[Begin]
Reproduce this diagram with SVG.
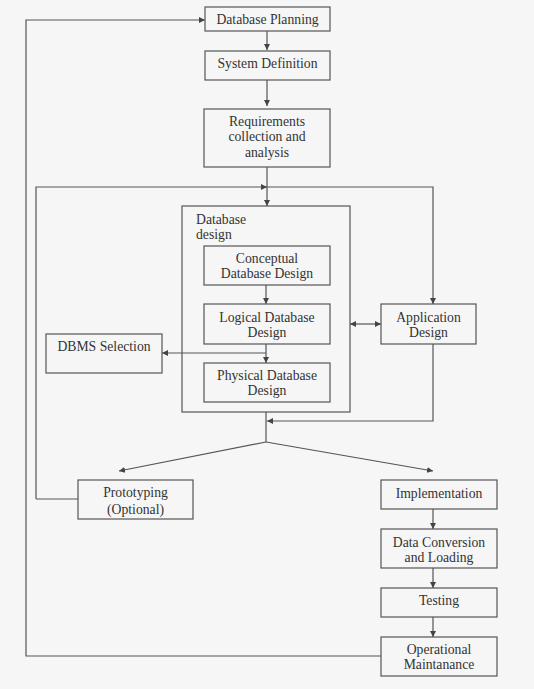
<svg xmlns="http://www.w3.org/2000/svg" width="534" height="689" viewBox="0 0 534 689">
<defs>
<marker id="ah" viewBox="0 0 10 10" refX="10" refY="5" markerWidth="6" markerHeight="6" markerUnits="userSpaceOnUse" orient="auto-start-reverse">
<path d="M0,0 L10,5 L0,10 z" fill="#444"/>
</marker>
<style>
.box{fill:none;stroke:#555;stroke-width:1.2}
.t{font-family:"Liberation Serif","Times New Roman",serif;font-size:13.7px;fill:#333;text-anchor:middle}
.tl{font-family:"Liberation Serif","Times New Roman",serif;font-size:13.7px;fill:#333}
.c{fill:none;stroke:#555;stroke-width:1.2}
</style>
</defs>
<rect width="534" height="689" fill="#f6f6f6"/>
<g id="connectors">
<path class="c" d="M267,31 V50" marker-end="url(#ah)"/>
<path class="c" d="M267,80 V106" marker-end="url(#ah)"/>
<path class="c" d="M267,167 V206" marker-end="url(#ah)"/>
<path class="c" d="M36,499 V187 H267" marker-end="url(#ah)"/>
<path class="c" d="M267,187 H433 V304" marker-end="url(#ah)"/>
<path class="c" d="M266,285 V304" marker-end="url(#ah)"/>
<path class="c" d="M266,344 V363" marker-end="url(#ah)"/>
<path class="c" d="M266,353 H162" marker-end="url(#ah)"/>
<path class="c" d="M350,324 H381" marker-start="url(#ah)" marker-end="url(#ah)"/>
<path class="c" d="M433,344 V421 H267" marker-end="url(#ah)"/>
<path class="c" d="M266,412 V442"/>
<path class="c" d="M266,442 L119,471" marker-end="url(#ah)"/>
<path class="c" d="M266,442 L433,471" marker-end="url(#ah)"/>
<path class="c" d="M78,499 H36"/>
<path class="c" d="M433,509 V529" marker-end="url(#ah)"/>
<path class="c" d="M433,568 V588" marker-end="url(#ah)"/>
<path class="c" d="M433,617 V637" marker-end="url(#ah)"/>
<path class="c" d="M381,656 H26 V20 H205" marker-end="url(#ah)"/>
</g>
<g id="database-planning">
<rect class="box" x="205" y="7" width="125" height="24"/>
<text class="t" x="267.5" y="23.5">Database Planning</text>
</g>
<g id="system-definition">
<rect class="box" x="205" y="51" width="125" height="29"/>
<text class="t" x="267.5" y="67.5">System Definition</text>
</g>
<g id="requirements">
<rect class="box" x="204" y="109" width="126" height="58"/>
<text class="t" x="267" y="125.5">Requirements</text>
<text class="t" x="267" y="140.5">collection and</text>
<text class="t" x="267" y="156.5">analysis</text>
</g>
<g id="database-design">
<rect class="box" x="182" y="206" width="168" height="206"/>
<text class="tl" x="196" y="223.5">Database</text>
<text class="tl" x="196" y="238.5">design</text>
</g>
<g id="conceptual">
<rect class="box" x="204" y="246" width="126" height="39"/>
<text class="t" x="267" y="262.5">Conceptual</text>
<text class="t" x="267" y="277.5">Database Design</text>
</g>
<g id="logical">
<rect class="box" x="204" y="304" width="126" height="40"/>
<text class="t" x="267" y="321.5">Logical Database</text>
<text class="t" x="267" y="336.5">Design</text>
</g>
<g id="physical">
<rect class="box" x="204" y="363" width="126" height="39"/>
<text class="t" x="267" y="379.5">Physical Database</text>
<text class="t" x="267" y="394.5">Design</text>
</g>
<g id="dbms-selection">
<rect class="box" x="46" y="334" width="116" height="39"/>
<text class="t" x="104" y="350.5">DBMS Selection</text>
</g>
<g id="application-design">
<rect class="box" x="381" y="304" width="95" height="40"/>
<text class="t" x="428.5" y="321.5">Application</text>
<text class="t" x="428.5" y="336.5">Design</text>
</g>
<g id="prototyping">
<rect class="box" x="78" y="480" width="115" height="39"/>
<text class="t" x="135.5" y="496.5">Prototyping</text>
<text class="t" x="135.5" y="513.5">(Optional)</text>
</g>
<g id="implementation">
<rect class="box" x="381" y="480" width="116" height="29"/>
<text class="t" x="439" y="497.5">Implementation</text>
</g>
<g id="data-conversion">
<rect class="box" x="381" y="529" width="116" height="39"/>
<text class="t" x="439" y="546.5">Data Conversion</text>
<text class="t" x="439" y="561.5">and Loading</text>
</g>
<g id="testing">
<rect class="box" x="381" y="588" width="116" height="29"/>
<text class="t" x="439" y="604.5">Testing</text>
</g>
<g id="operational-maintenance">
<rect class="box" x="381" y="637" width="116" height="39"/>
<text class="t" x="439" y="653.5">Operational</text>
<text class="t" x="439" y="668.5">Maintanance</text>
</g>
</svg>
[End]
(WHAT THE TASK ASKS)
Reproduce all of the data exactly; the pictures do not belong in the copy.

(WRITTEN REPLY)
Reproduce this diagram with SVG.
<svg xmlns="http://www.w3.org/2000/svg" width="534" height="689" viewBox="0 0 534 689">
<defs>
<marker id="ah" viewBox="0 0 10 10" refX="10" refY="5" markerWidth="6" markerHeight="6" markerUnits="userSpaceOnUse" orient="auto-start-reverse">
<path d="M0,0 L10,5 L0,10 z" fill="#444"/>
</marker>
<style>
.box{fill:none;stroke:#555;stroke-width:1.2}
.t{font-family:"Liberation Serif","Times New Roman",serif;font-size:13.7px;fill:#333;text-anchor:middle}
.tl{font-family:"Liberation Serif","Times New Roman",serif;font-size:13.7px;fill:#333}
.c{fill:none;stroke:#555;stroke-width:1.2}
</style>
</defs>
<rect width="534" height="689" fill="#f6f6f6"/>
<g id="connectors">
<path class="c" d="M267,31 V50" marker-end="url(#ah)"/>
<path class="c" d="M267,80 V106" marker-end="url(#ah)"/>
<path class="c" d="M267,167 V206" marker-end="url(#ah)"/>
<path class="c" d="M36,499 V187 H267" marker-end="url(#ah)"/>
<path class="c" d="M267,187 H433 V304" marker-end="url(#ah)"/>
<path class="c" d="M266,285 V304" marker-end="url(#ah)"/>
<path class="c" d="M266,344 V363" marker-end="url(#ah)"/>
<path class="c" d="M266,353 H162" marker-end="url(#ah)"/>
<path class="c" d="M350,324 H381" marker-start="url(#ah)" marker-end="url(#ah)"/>
<path class="c" d="M433,344 V421 H267" marker-end="url(#ah)"/>
<path class="c" d="M266,412 V442"/>
<path class="c" d="M266,442 L119,471" marker-end="url(#ah)"/>
<path class="c" d="M266,442 L433,471" marker-end="url(#ah)"/>
<path class="c" d="M78,499 H36"/>
<path class="c" d="M433,509 V529" marker-end="url(#ah)"/>
<path class="c" d="M433,568 V588" marker-end="url(#ah)"/>
<path class="c" d="M433,617 V637" marker-end="url(#ah)"/>
<path class="c" d="M381,656 H26 V20 H205" marker-end="url(#ah)"/>
</g>
<g id="database-planning">
<rect class="box" x="205" y="7" width="125" height="24"/>
<text class="t" x="267.5" y="23.5">Database Planning</text>
</g>
<g id="system-definition">
<rect class="box" x="205" y="51" width="125" height="29"/>
<text class="t" x="267.5" y="67.5">System Definition</text>
</g>
<g id="requirements">
<rect class="box" x="204" y="109" width="126" height="58"/>
<text class="t" x="267" y="125.5">Requirements</text>
<text class="t" x="267" y="140.5">collection and</text>
<text class="t" x="267" y="156.5">analysis</text>
</g>
<g id="database-design">
<rect class="box" x="182" y="206" width="168" height="206"/>
<text class="tl" x="196" y="223.5">Database</text>
<text class="tl" x="196" y="238.5">design</text>
</g>
<g id="conceptual">
<rect class="box" x="204" y="246" width="126" height="39"/>
<text class="t" x="267" y="262.5">Conceptual</text>
<text class="t" x="267" y="277.5">Database Design</text>
</g>
<g id="logical">
<rect class="box" x="204" y="304" width="126" height="40"/>
<text class="t" x="267" y="321.5">Logical Database</text>
<text class="t" x="267" y="336.5">Design</text>
</g>
<g id="physical">
<rect class="box" x="204" y="363" width="126" height="39"/>
<text class="t" x="267" y="379.5">Physical Database</text>
<text class="t" x="267" y="394.5">Design</text>
</g>
<g id="dbms-selection">
<rect class="box" x="46" y="334" width="116" height="39"/>
<text class="t" x="104" y="350.5">DBMS Selection</text>
</g>
<g id="application-design">
<rect class="box" x="381" y="304" width="95" height="40"/>
<text class="t" x="428.5" y="321.5">Application</text>
<text class="t" x="428.5" y="336.5">Design</text>
</g>
<g id="prototyping">
<rect class="box" x="78" y="480" width="115" height="39"/>
<text class="t" x="135.5" y="496.5">Prototyping</text>
<text class="t" x="135.5" y="513.5">(Optional)</text>
</g>
<g id="implementation">
<rect class="box" x="381" y="480" width="116" height="29"/>
<text class="t" x="439" y="497.5">Implementation</text>
</g>
<g id="data-conversion">
<rect class="box" x="381" y="529" width="116" height="39"/>
<text class="t" x="439" y="546.5">Data Conversion</text>
<text class="t" x="439" y="561.5">and Loading</text>
</g>
<g id="testing">
<rect class="box" x="381" y="588" width="116" height="29"/>
<text class="t" x="439" y="604.5">Testing</text>
</g>
<g id="operational-maintenance">
<rect class="box" x="381" y="637" width="116" height="39"/>
<text class="t" x="439" y="653.5">Operational</text>
<text class="t" x="439" y="668.5">Maintanance</text>
</g>
</svg>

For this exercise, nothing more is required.